What is needed = Starting at the top of the listing, extract every line up to and including the one with "const PAPER = '#d9dbc2';". Pictures stay out of the copy.

— START —

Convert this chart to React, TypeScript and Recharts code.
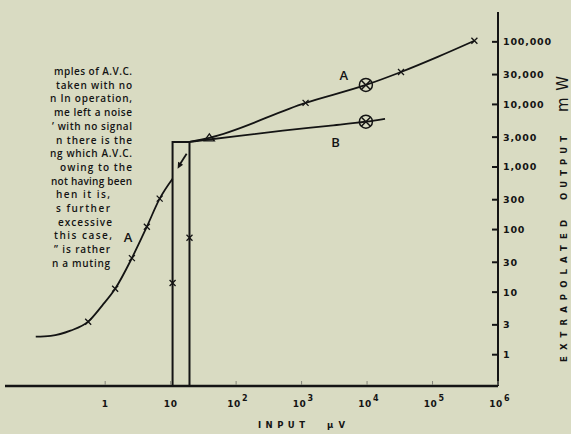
import React from 'react';
import { ComposedChart, Line, Scatter, XAxis, YAxis } from 'recharts';

const INK = '#141414';
const PAPER = '#d9dbc2';

// axis ticks
const xTicks = [1, 10, 100, 1000, 10000, 100000, 1000000];
const xTickBase = ['1', '10', '10', '10', '10', '10', '10'];
const xTickExp = ['', '', '2', '3', '4', '5', '6'];
const yTicks = [1, 3, 10, 30, 100, 300, 1000, 3000, 10000, 30000, 100000];
const yTickLabels = ['1', '3', '10', '30', '100', '300', '1,000', '3,000', '10,000', '30,000', '100,000'];

// curves (input uV, output mW)
const curveALow = [
  { x: 0.087, y: 1.94 }, { x: 0.147, y: 2.0 }, { x: 0.295, y: 2.42 }, { x: 0.55, y: 3.37 },
  { x: 0.9, y: 6.1 }, { x: 1.42, y: 11.3 }, { x: 2.56, y: 35 }, { x: 4.33, y: 111 },
  { x: 6.8, y: 312 }, { x: 10.7, y: 650 },
];
const curveAHigh = [
  { x: 19.4, y: 2520 }, { x: 39, y: 2930 }, { x: 1150, y: 10600 }, { x: 9600, y: 20500 },
  { x: 33000, y: 33000 }, { x: 120000, y: 57500 }, { x: 436000, y: 104000 },
];
const curveB = [
  { x: 19.4, y: 2520 }, { x: 111, y: 3150 }, { x: 517, y: 3800 }, { x: 2570, y: 4550 },
  { x: 9600, y: 5300 }, { x: 18800, y: 5900 },
];
const gate = [
  { x: 10.7, y: 0.32 }, { x: 10.7, y: 2520 }, { x: 19.4, y: 2520 }, { x: 19.4, y: 0.32 },
];

// markers
const crossPts = [
  { x: 0.55, y: 3.37 }, { x: 1.42, y: 11.3 }, { x: 2.56, y: 35 }, { x: 4.33, y: 111 }, { x: 6.8, y: 312 },
  { x: 1150, y: 10600 }, { x: 33000, y: 33000 }, { x: 436000, y: 104000 },
  { x: 10.7, y: 14 }, { x: 19.4, y: 74 },
];
const circlePts = [{ x: 9600, y: 20500 }, { x: 9600, y: 5300 }];
const trianglePts = [{ x: 39, y: 2930 }];
const arrowPts = [{ x: 14.7, y: 1210 }];
const curveLabels = [
  { x: 2.23, y: 77, t: 'A' },
  { x: 4400, y: 30000, t: 'A' },
  { x: 3300, y: 2500, t: 'B' },
];

// clipped article text at top left
const noteLines = [
  'mples of A.V.C.', 'taken  with  no', 'n In  operation,', 'me left a noise', '\u2019 with no signal',
  'n there is the', 'ng which A.V.C.', 'owing  to  the', 'not having been', 'hen  it  is,',
  's  further', 'excessive', 'this case,', '\u201D is rather', 'n a muting',
];
const noteStart = [54, 56, 50, 54, 52, 56, 50, 60, 51, 56, 56, 58, 54, 54, 52];
const noteEnd = [132, 132, 132, 132, 132, 132, 132, 132, 132, 110, 110, 112, 112, 110, 110];

const XTick = (p: any) => {
  const i = xTicks.indexOf(p.payload.value);
  const { x, y } = p;
  return (
    <g>
      <line x1={x} x2={x} y1={y - 5} y2={y - 1} stroke="#85867a" strokeWidth={1} />
      <text x={x - (xTickExp[i] ? 2 : 0)} y={y + 21} textAnchor="middle" fontFamily="DejaVu Sans" fontWeight="bold" fontSize={9} letterSpacing={0.6} fill={INK}>
        {xTickBase[i]}
      </text>
      {xTickExp[i] && (
        <text x={x + 6} y={y + 15} fontFamily="DejaVu Sans" fontWeight="bold" fontSize={8} fill={INK}>{xTickExp[i]}</text>
      )}
    </g>
  );
};

const YTick = (p: any) => {
  const i = yTicks.indexOf(p.payload.value);
  const { x, y } = p;
  return (
    <g>
      <line x1={x - 6} x2={x - 1} y1={y} y2={y} stroke={INK} strokeWidth={2} />
      <text x={x + 5} y={y} dominantBaseline="central" fontFamily="DejaVu Sans" fontWeight="bold" fontSize={9.5} letterSpacing={0.8} fill={INK}>
        {yTickLabels[i]}
      </text>
    </g>
  );
};

const CrossMark = ({ cx, cy }: any) => (
  <path d={`M${cx - 3},${cy - 3}L${cx + 3},${cy + 3}M${cx - 3},${cy + 3}L${cx + 3},${cy - 3}`} stroke={INK} strokeWidth={1.3} />
);
const CircleMark = ({ cx, cy }: any) => (
  <g stroke={INK} strokeWidth={1.5} fill="none">
    <circle cx={cx} cy={cy} r={6.5} />
    <path d={`M${cx - 4.5},${cy - 4.5}L${cx + 4.5},${cy + 4.5}M${cx - 4.5},${cy + 4.5}L${cx + 4.5},${cy - 4.5}`} />
  </g>
);
const TriangleMark = ({ cx, cy }: any) => (
  <path d={`M${cx},${cy - 4}L${cx - 5},${cy + 3}L${cx + 5},${cy + 3}Z`} stroke={INK} strokeWidth={1.3} fill="none" />
);
const ArrowMark = ({ cx, cy }: any) => (
  <g>
    <path d={`M${cx + 5},${cy - 8}L${cx - 2},${cy + 3}`} stroke={INK} strokeWidth={1.8} />
    <path d={`M${cx - 4},${cy + 7}L${cx - 3.5},${cy}L${cx + 1.5},${cy + 3}Z`} fill={INK} />
  </g>
);
const LabelMark = ({ cx, cy, payload }: any) => (
  <text x={cx} y={cy} textAnchor="middle" dominantBaseline="central" fontFamily="Open Sans" fontWeight={600} fontSize={13} fill={INK}>
    {payload.t}
  </text>
);

export default function App() {
  return (
    <div style={{ position: 'absolute', left: 0, top: 0, width: 571, height: 434, background: PAPER, overflow: 'hidden' }}>
      <ComposedChart width={571} height={434} margin={{ top: 12, right: 13, bottom: 0, left: 5 }}>
        <XAxis
          dataKey="x"
          type="number"
          scale="log"
          domain={[0.0295, 1000000]}
          allowDataOverflow
          ticks={xTicks}
          interval={0}
          height={48}
          tickSize={0}
          tickMargin={0}
          tick={<XTick />}
          axisLine={{ stroke: INK, strokeWidth: 2.5 }}
        />
        <YAxis
          dataKey="y"
          type="number"
          scale="log"
          orientation="right"
          domain={[0.316, 300000]}
          allowDataOverflow
          ticks={yTicks}
          interval={0}
          width={60}
          tickSize={0}
          tickMargin={0}
          tick={<YTick />}
          axisLine={{ stroke: INK, strokeWidth: 2 }}
        />
        <Line data={gate} dataKey="y" type="linear" stroke={INK} strokeWidth={2} dot={false} isAnimationActive={false} />
        <Line data={curveALow} dataKey="y" type="monotone" stroke={INK} strokeWidth={1.8} dot={false} isAnimationActive={false} />
        <Line data={curveAHigh} dataKey="y" type="monotone" stroke={INK} strokeWidth={1.8} dot={false} isAnimationActive={false} />
        <Line data={curveB} dataKey="y" type="monotone" stroke={INK} strokeWidth={1.8} dot={false} isAnimationActive={false} />
        <Scatter data={crossPts} dataKey="y" shape={CrossMark} isAnimationActive={false} />
        <Scatter data={circlePts} dataKey="y" shape={CircleMark} isAnimationActive={false} />
        <Scatter data={trianglePts} dataKey="y" shape={TriangleMark} isAnimationActive={false} />
        <Scatter data={arrowPts} dataKey="y" shape={ArrowMark} isAnimationActive={false} />
        <Scatter data={curveLabels} dataKey="y" shape={LabelMark} isAnimationActive={false} />
      </ComposedChart>
      <svg width={571} height={434} style={{ position: 'absolute', left: 0, top: 0, pointerEvents: 'none' }}>
        {noteLines.map((t, i) => (
          <text
            key={i}
            x={noteStart[i]}
            y={71 + i * 13.7}
            dominantBaseline="central"
            textLength={noteEnd[i] - noteStart[i]}
            lengthAdjust="spacing"
            fontFamily="Open Sans"
            fontWeight={600}
            fontSize={10}
            fill={INK}
          >
            {t}
          </text>
        ))}
        <text x={258} y={428} textLength={47} lengthAdjust="spacing" fontFamily="DejaVu Sans" fontWeight="bold" fontSize={8.5} fill={INK}>INPUT</text>
        <text x={327} y={428} textLength={18} lengthAdjust="spacing" fontFamily="DejaVu Sans" fontWeight="bold" fontSize={8.5} fill={INK}>{'\u00B5V'}</text>
        <g transform="translate(567,362) rotate(-90)">
          <text x={0} y={0} textLength={142} lengthAdjust="spacing" fontFamily="DejaVu Sans" fontWeight="bold" fontSize={8.5} fill={INK}>EXTRAPOLATED</text>
          <text x={162} y={0} textLength={64} lengthAdjust="spacing" fontFamily="DejaVu Sans" fontWeight="bold" fontSize={8.5} fill={INK}>OUTPUT</text>
          <text x={250} y={1} textLength={36} lengthAdjust="spacing" fontFamily="DejaVu Sans" fontSize={15} fill={INK}>mW</text>
        </g>
      </svg>
    </div>
  );
}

— END —

Result for this exercise =
Convert this chart to React, TypeScript and Recharts code.
import React from 'react';
import { ComposedChart, Line, Scatter, XAxis, YAxis } from 'recharts';

const INK = '#141414';
const PAPER = '#d9dbc2';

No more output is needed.